## Task material

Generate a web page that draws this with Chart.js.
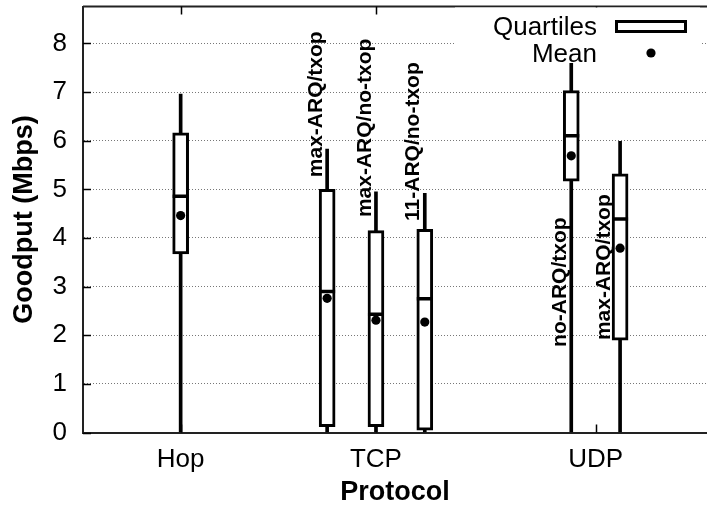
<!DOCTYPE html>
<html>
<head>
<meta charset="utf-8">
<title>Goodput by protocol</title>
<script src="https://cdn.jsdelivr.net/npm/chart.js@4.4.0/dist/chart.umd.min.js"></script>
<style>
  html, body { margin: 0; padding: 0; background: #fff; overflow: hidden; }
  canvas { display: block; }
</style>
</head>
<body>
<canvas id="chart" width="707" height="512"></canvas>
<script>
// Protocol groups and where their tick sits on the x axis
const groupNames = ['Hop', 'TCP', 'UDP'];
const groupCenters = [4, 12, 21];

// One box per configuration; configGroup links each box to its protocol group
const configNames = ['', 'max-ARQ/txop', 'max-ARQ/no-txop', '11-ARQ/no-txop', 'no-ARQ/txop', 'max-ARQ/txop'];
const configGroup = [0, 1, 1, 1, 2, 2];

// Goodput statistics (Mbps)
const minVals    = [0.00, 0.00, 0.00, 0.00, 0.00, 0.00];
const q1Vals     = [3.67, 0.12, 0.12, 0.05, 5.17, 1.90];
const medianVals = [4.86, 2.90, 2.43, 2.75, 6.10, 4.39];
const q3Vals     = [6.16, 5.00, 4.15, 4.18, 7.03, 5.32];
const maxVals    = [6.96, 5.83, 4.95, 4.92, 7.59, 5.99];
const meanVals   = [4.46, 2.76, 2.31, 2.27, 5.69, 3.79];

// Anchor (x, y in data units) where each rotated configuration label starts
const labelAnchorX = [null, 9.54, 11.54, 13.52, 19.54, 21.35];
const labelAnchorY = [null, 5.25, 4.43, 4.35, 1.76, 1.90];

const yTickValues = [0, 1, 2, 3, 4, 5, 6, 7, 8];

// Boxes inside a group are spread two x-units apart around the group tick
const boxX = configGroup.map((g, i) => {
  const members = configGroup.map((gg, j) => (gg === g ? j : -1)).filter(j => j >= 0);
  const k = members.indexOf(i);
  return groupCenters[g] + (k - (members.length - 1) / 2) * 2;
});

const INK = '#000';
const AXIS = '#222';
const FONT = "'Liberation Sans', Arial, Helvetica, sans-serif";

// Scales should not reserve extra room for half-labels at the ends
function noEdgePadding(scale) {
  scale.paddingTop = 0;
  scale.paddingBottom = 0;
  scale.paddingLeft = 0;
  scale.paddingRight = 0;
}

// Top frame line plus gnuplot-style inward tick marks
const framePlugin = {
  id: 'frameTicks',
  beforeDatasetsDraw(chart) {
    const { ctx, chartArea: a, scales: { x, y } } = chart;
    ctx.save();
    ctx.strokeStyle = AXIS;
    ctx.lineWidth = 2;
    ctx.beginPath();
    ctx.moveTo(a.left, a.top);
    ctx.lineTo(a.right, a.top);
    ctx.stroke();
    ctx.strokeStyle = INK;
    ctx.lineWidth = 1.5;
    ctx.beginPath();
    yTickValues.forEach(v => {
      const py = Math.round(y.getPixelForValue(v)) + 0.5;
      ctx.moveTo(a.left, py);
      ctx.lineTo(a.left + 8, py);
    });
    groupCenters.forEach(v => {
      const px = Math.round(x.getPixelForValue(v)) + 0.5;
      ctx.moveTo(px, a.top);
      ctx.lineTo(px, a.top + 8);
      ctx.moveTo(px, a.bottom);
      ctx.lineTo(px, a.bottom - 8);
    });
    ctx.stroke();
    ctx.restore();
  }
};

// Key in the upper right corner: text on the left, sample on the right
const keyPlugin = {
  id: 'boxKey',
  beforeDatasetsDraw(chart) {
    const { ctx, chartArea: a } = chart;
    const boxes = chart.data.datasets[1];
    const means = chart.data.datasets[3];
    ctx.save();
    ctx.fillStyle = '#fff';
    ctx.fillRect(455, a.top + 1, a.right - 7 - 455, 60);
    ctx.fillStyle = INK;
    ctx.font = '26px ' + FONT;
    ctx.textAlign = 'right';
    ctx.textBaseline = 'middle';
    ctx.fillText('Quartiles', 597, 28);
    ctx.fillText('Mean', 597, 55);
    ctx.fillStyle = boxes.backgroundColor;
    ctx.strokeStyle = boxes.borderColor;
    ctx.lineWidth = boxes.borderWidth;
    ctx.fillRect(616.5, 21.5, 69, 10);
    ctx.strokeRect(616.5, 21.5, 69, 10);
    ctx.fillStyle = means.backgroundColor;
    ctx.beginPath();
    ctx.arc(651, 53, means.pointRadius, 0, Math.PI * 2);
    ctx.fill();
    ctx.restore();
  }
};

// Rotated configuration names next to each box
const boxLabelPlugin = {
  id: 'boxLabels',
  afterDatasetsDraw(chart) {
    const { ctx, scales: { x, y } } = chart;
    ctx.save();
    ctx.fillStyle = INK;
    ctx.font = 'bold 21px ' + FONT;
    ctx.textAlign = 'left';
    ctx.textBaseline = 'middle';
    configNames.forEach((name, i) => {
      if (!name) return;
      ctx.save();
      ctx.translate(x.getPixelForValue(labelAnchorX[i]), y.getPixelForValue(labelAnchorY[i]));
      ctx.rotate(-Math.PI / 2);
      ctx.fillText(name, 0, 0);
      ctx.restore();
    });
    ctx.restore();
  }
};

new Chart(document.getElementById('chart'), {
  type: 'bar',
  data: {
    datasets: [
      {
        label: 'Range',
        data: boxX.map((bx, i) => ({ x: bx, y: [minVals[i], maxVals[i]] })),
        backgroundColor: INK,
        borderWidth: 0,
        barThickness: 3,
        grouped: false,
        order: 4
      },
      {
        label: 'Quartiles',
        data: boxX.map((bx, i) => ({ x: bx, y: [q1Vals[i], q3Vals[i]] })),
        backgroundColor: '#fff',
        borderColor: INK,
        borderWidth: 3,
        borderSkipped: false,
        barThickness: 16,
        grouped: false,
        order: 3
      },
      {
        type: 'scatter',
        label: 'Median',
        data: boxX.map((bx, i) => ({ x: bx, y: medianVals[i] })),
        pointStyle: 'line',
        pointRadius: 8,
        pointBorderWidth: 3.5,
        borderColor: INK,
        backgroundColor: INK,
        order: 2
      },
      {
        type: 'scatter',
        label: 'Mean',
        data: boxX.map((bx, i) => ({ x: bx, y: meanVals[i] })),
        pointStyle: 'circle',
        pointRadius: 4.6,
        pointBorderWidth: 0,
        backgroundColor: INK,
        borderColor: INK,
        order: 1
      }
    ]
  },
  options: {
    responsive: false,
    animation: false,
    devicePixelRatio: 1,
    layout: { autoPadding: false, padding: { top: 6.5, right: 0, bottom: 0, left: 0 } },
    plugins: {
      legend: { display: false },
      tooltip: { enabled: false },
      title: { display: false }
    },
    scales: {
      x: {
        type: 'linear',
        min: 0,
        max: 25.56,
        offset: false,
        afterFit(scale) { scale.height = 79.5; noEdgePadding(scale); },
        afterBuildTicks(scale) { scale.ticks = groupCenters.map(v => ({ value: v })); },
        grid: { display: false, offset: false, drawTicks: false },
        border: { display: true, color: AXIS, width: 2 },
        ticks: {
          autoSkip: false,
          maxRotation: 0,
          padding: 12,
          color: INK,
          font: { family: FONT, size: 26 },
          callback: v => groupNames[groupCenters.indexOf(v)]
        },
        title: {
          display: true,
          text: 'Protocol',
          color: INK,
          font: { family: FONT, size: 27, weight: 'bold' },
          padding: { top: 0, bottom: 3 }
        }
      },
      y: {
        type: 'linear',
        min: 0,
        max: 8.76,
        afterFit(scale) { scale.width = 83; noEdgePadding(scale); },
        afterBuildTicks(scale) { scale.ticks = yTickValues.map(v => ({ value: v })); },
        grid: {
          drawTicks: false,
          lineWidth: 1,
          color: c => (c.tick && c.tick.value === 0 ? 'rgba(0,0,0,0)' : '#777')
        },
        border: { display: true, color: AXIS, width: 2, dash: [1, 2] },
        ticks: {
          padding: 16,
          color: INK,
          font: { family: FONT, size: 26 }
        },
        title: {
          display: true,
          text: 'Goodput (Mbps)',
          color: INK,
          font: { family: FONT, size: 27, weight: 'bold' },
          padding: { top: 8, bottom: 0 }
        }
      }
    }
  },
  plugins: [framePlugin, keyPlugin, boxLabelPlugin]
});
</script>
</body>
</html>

==

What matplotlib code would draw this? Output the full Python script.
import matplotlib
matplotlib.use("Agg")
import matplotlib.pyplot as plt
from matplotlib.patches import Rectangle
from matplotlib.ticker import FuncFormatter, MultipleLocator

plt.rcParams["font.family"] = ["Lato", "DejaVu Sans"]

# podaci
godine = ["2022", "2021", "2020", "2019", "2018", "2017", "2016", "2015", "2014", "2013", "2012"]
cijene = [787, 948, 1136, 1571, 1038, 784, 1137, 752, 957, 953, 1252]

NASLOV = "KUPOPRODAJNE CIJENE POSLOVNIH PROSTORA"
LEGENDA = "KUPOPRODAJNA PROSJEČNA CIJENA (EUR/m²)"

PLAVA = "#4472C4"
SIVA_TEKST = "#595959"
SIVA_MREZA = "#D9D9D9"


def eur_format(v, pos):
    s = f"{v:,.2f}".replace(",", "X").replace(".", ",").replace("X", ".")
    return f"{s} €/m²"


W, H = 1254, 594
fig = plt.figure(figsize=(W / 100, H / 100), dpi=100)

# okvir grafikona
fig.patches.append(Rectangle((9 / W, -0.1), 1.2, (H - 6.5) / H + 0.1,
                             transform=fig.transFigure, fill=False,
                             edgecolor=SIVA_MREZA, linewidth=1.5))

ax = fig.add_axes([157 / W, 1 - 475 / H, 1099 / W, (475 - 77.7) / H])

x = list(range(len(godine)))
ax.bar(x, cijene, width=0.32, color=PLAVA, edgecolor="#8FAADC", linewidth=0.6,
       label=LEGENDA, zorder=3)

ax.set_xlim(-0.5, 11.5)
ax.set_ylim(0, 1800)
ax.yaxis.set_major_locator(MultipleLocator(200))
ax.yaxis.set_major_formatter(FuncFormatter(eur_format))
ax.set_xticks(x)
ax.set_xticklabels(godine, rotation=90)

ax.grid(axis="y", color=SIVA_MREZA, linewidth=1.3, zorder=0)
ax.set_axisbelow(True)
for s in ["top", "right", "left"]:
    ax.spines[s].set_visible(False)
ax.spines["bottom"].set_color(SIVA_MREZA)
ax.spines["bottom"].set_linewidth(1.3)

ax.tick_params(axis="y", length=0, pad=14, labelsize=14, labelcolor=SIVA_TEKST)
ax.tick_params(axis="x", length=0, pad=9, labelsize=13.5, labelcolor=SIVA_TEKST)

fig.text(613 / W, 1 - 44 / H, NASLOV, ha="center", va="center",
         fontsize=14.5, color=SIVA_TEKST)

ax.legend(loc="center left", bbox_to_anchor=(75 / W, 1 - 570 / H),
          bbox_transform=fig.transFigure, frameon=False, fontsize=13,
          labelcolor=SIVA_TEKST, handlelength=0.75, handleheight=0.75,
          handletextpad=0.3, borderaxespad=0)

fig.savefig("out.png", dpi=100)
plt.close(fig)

## What you are asked to do
Leave the pictures out and copy exactly the lines from the one with "Generate a web" to the one with "const groupCenters = [4, 12, 21];", both included.

## Result of the task
Generate a web page that draws this with Chart.js.
<!DOCTYPE html>
<html>
<head>
<meta charset="utf-8">
<title>Goodput by protocol</title>
<script src="https://cdn.jsdelivr.net/npm/chart.js@4.4.0/dist/chart.umd.min.js"></script>
<style>
  html, body { margin: 0; padding: 0; background: #fff; overflow: hidden; }
  canvas { display: block; }
</style>
</head>
<body>
<canvas id="chart" width="707" height="512"></canvas>
<script>
// Protocol groups and where their tick sits on the x axis
const groupNames = ['Hop', 'TCP', 'UDP'];
const groupCenters = [4, 12, 21];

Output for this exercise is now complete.